Reduced to the concrete terms of definite policy execution (as opposed to the making of policies that might or might not ever reach their supposed executors) and the routine working of operations, the national level was not important except for the two functions stated above, global shortwave, and source of supply. The decisive choices were made in the theaters or at the outposts, half the time in ignorance of what Washington policy-makers had decided in conclave on that particular topic. (When the author was in China, he found that the OWI China outpost decoded its week-to-week propaganda instructions only after they were hopelessly obsolete; they were then filed.) The theaters were able to use psychological warfare as and when they pleased.

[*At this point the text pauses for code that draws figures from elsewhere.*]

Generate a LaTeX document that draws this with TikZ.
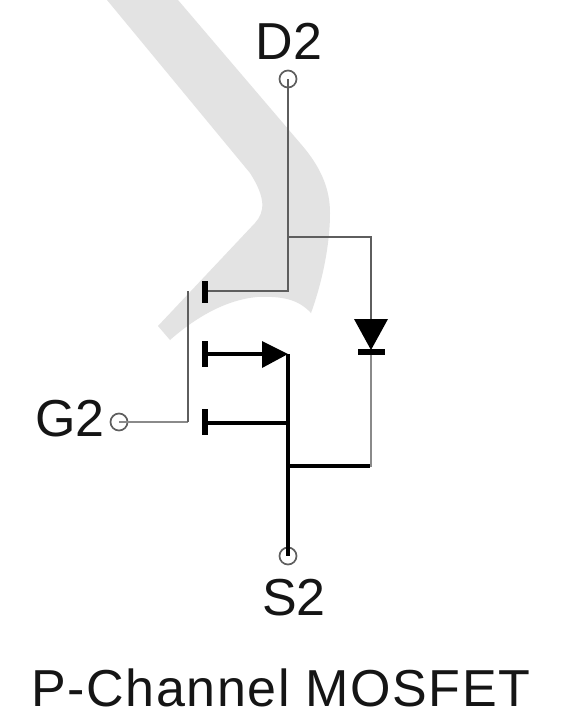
\documentclass[tikz,border=0pt]{standalone}
\usepackage{fontspec}
\setmainfont{Liberation Sans}
\newfontfamily\captfont[LetterSpace=3]{Liberation Sans}
\definecolor{band}{HTML}{E3E3E3}
\definecolor{wiregray}{HTML}{5E5E5E}
\definecolor{gatewire}{HTML}{8A8A8A}
\definecolor{txt}{HTML}{151515}
\tikzset{
  x=1pt,y=-1pt,
  pin/.style={circle,draw=wiregray,line width=1.7pt,fill=white,minimum size=17pt,inner sep=0pt},
  wireg/.style={draw=wiregray,line width=2.6pt},
  wirek/.style={draw=black,line width=3.2pt},
  solidblk/.style={fill=black,draw=none},
  lab/.style={text=txt,font=\fontsize{52}{52}\selectfont,inner sep=0pt,anchor=base}
}
\begin{document}
\begin{tikzpicture}
\useasboundingbox (0,0) rectangle (563,716);
\fill[white] (0,0) rectangle (563,716);
% watermark band
\fill[band] (178,0) -- (300,143) .. controls (322,168) and (330,190) .. (330,213)
  .. controls (330,245) and (322,283) .. (311,313)
  .. controls (298,299) and (282,296) .. (257,297)
  .. controls (225,300) and (195,318) .. (170,340)
  -- (158,326) -- (255,223) .. controls (265,212) and (266,198) .. (250,173) -- (107,0) -- cycle;
% named points
\coordinate (djoin) at (288,237);
\coordinate (dcorner) at (288,291);
\coordinate (dgate) at (205,291);
\coordinate (dright) at (371,237);
\coordinate (anode) at (371,352);
\coordinate (cath) at (371,319);
\coordinate (rcorner) at (371,467);
\coordinate (rend) at (370,466);
\coordinate (sjoin) at (288,466);
\coordinate (stop) at (288,354);
\coordinate (smid) at (288,423);
\coordinate (bar2) at (205,354);
\coordinate (bar3) at (205,423);
\coordinate (arrowbase) at (262,354);
\coordinate (gtop) at (188,291);
\coordinate (gcorner) at (188,422);
% pins
\node[pin] (D) at (288,79) {};
\node[pin] (G) at (119,422) {};
\node[pin] (S) at (288,556) {};
% drain wires
\draw[wireg] (D.center) -- (dcorner) -- (dgate);
\draw[wireg] (djoin) -- (dright) -- (cath);
% gate
\draw[draw=gatewire,line width=2.2pt] (G.center) -- (gcorner);
\draw[wireg] (gcorner) -- (gtop);
% diode lower lead
\draw[draw=gatewire,line width=2.8pt] (anode) -- (rcorner);
% source
\draw[wirek] (stop) -- (S.center);
\draw[wirek] (sjoin) -- (rend);
\draw[wirek] (bar3) -- (smid);
\draw[wirek] (bar2) -- (arrowbase);
% channel bars
\fill[black] (202,281) rectangle (208,303);
\fill[black] (202,341) rectangle (208,367);
\fill[black] (202,409) rectangle (208,435);
% source arrow
\fill[solidblk] (262,341) -- (288,354) -- (262,368) -- cycle;
% diode
\fill[solidblk] (354,319) -- (388,319) -- (371,350) -- cycle;
\fill[black] (358,349) rectangle (385,354.5);
% labels
\node[lab] at (289,59) {D2};
\node[lab] at (70,436) {G2};
\node[lab] at (294,615) {S2};
\node[lab,font=\captfont\fontsize{52}{52}\selectfont] at (281,706) {P-Channel MOSFET};
\end{tikzpicture}
\end{document}
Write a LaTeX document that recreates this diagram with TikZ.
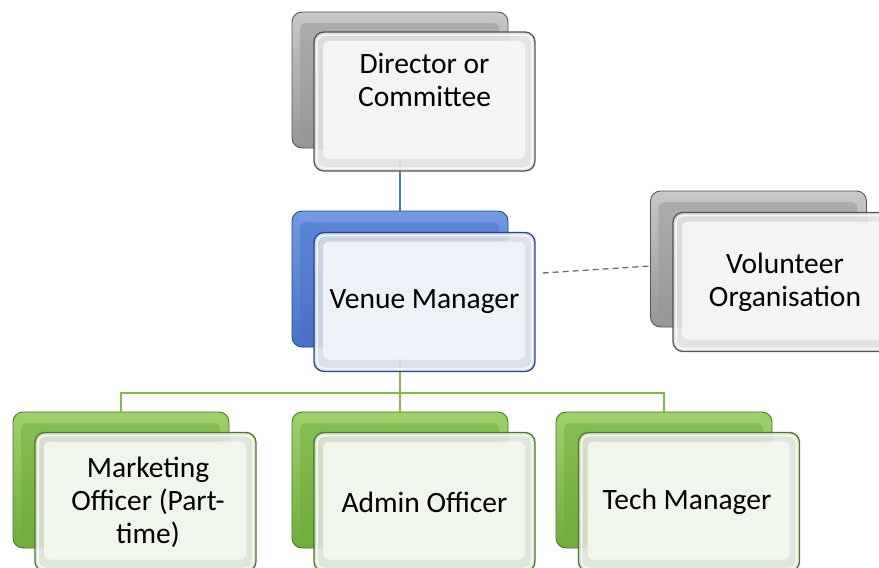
\documentclass[tikz,border=0pt]{standalone}
\usepackage{fontspec}
\setmainfont{Carlito}
\usetikzlibrary{calc}

% palette
\definecolor{grayTop}{RGB}{200,200,200}
\definecolor{grayBack}{RGB}{150,150,150}
\definecolor{grayEdge}{RGB}{85,85,85}
\definecolor{grayFront}{RGB}{242,242,242}
\definecolor{blueTop}{RGB}{115,155,225}
\definecolor{blueBack}{RGB}{72,114,200}
\definecolor{blueEdge}{RGB}{38,68,138}
\definecolor{blueFront}{RGB}{232,238,249}
\definecolor{greenTop}{RGB}{160,208,110}
\definecolor{greenBack}{RGB}{112,172,62}
\definecolor{greenEdge}{RGB}{72,122,38}
\definecolor{greenFront}{RGB}{238,245,232}
\definecolor{linkBlue}{RGB}{72,118,200}
\definecolor{linkGreen}{RGB}{128,186,78}
\definecolor{linkGray}{RGB}{110,110,110}

\tikzset{
  backbox/.style={rounded corners=10pt, minimum width=216pt, minimum height=136pt,
    inner sep=0pt, draw=#1Edge, line width=0.9pt, top color=#1Top, bottom color=#1Back,
    path picture={
      \fill[#1Back, opacity=0.5, rounded corners=6pt]
        ([shift={(8pt,9pt)}]path picture bounding box.south west) rectangle
        ([shift={(-9pt,-11pt)}]path picture bounding box.north east);
    }},
  frontbox/.style={rounded corners=10pt, minimum width=221pt, minimum height=139pt,
    inner sep=0pt, draw=#1Edge, line width=1.3pt, fill=#1Front!85!gray, fill opacity=0.9,
    path picture={
      \fill[#1Front!60!white, rounded corners=6pt]
        ([shift={(9pt,12pt)}]path picture bounding box.south west) rectangle
        ([shift={(-10pt,-9pt)}]path picture bounding box.north east);
      \draw[white, line width=1.5pt, rounded corners=8pt, opacity=0.8]
        ([shift={(3pt,3pt)}]path picture bounding box.south west) rectangle
        ([shift={(-3pt,-3pt)}]path picture bounding box.north east);
    }},
  lbl/.style={align=center, inner sep=0pt, text=black,
    font=\fontsize{29.5}{33}\selectfont},
  bluelink/.style={draw=linkBlue, line width=2.4pt},
  greenlink/.style={draw=linkGreen, line width=2.4pt},
  dashlink/.style={draw=linkGray, line width=1.3pt, dash pattern=on 6pt off 4pt},
}

\begin{document}
\begin{tikzpicture}[x=1pt, y=-1pt]
  \useasboundingbox (0,0) rectangle (879,568);

  % back layers
  \node[backbox=gray]  (dirB) at (400,80) {};
  \node[backbox=blue]  (venB) at (400,279) {};
  \node[backbox=gray]  (volB) at (758.5,259) {};
  \node[backbox=green] (mktB) at (121,480) {};
  \node[backbox=green] (admB) at (400,480) {};
  \node[backbox=green] (tecB) at (664,480) {};

  % connectors (drawn over the back layers, under the front panels)
  \coordinate (bus) at (400,393);
  \draw[bluelink] (dirB.south) -- (venB.north);
  \draw[greenlink] (venB.south) -- (venB.south |- bus) -| (mktB.north);
  \draw[greenlink] (venB.south |- bus) -- (admB.north);
  \draw[greenlink] (venB.south |- bus) -| (tecB.north);

  % front panels
  \node[frontbox=gray]  (dir) at (424.5,101.5) {};
  \node[frontbox=blue]  (ven) at (424.5,302) {};
  \node[frontbox=gray]  (vol) at (783.5,282) {};
  \node[frontbox=green] (mkt) at (145.5,502) {};
  \node[frontbox=green] (adm) at (424.5,502) {};
  \node[frontbox=green] (tec) at (689,502) {};

  \draw[dashlink] ([xshift=7pt, yshift=29pt]ven.east) -- ([yshift=-7pt]volB.west);

  % captions
  \node[lbl] (dirT) at (424.5,80) {Director or\\Committee};
  \node[lbl] (venT) at (424.5,302) {Venue Manager};
  \node[lbl] (volT) at (785,282) {Volunteer\\Organisation};
  \node[lbl] (mktT) at (148,502) {Marketing\\Officer (Part-\\time)};
  \node[lbl] (admT) at (424.5,502) {Admin Officer};
  \node[lbl] (tecT) at (687,502) {Tech Manager};
\end{tikzpicture}
\end{document}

Between the ETO and Washington close politico-military coordination was possible. Between Washington and the others it was impracticable.

The War Department participation in the control and planning of psychological warfare is shown by [Chart VII], which represents the situation as of 1945. The Propaganda Branch, attached to G-2 as a staff agency and not to Military Intelligence Service as an operating agency, served to carry out the psychological warfare functions of the War Department.[37] The Chief of the Branch represented the Joint Chiefs of Staff at OWI meetings, along with his Navy confrère; he took care of official messages to the Theaters pertaining to psychological warfare matters, and his office itself performed a few limited functions. (One of these functions required the author to get up at four-thirty mornings in order to digest the overnight intake of enemy propaganda. He was joined in this by Teheran-born, Columbia-trained Edward K. Merat. It was with real relief that he saw the Nazi stations go off the air. He was then able to pass the early-bird business to his Persian colleague.) The Branch also made up propanal studies whenever these were warrantable at the General Staff level. The Deputy Chief (Air) was the vestigial remnant of a short-lived Army Air Forces propaganda establishment; he had direct access to the air staff, and took care of things having a peculiarly air character. (The abbreviations under Theaters are explained below, on page [187], since Theater nomenclature for psychological warfare was never standardized.)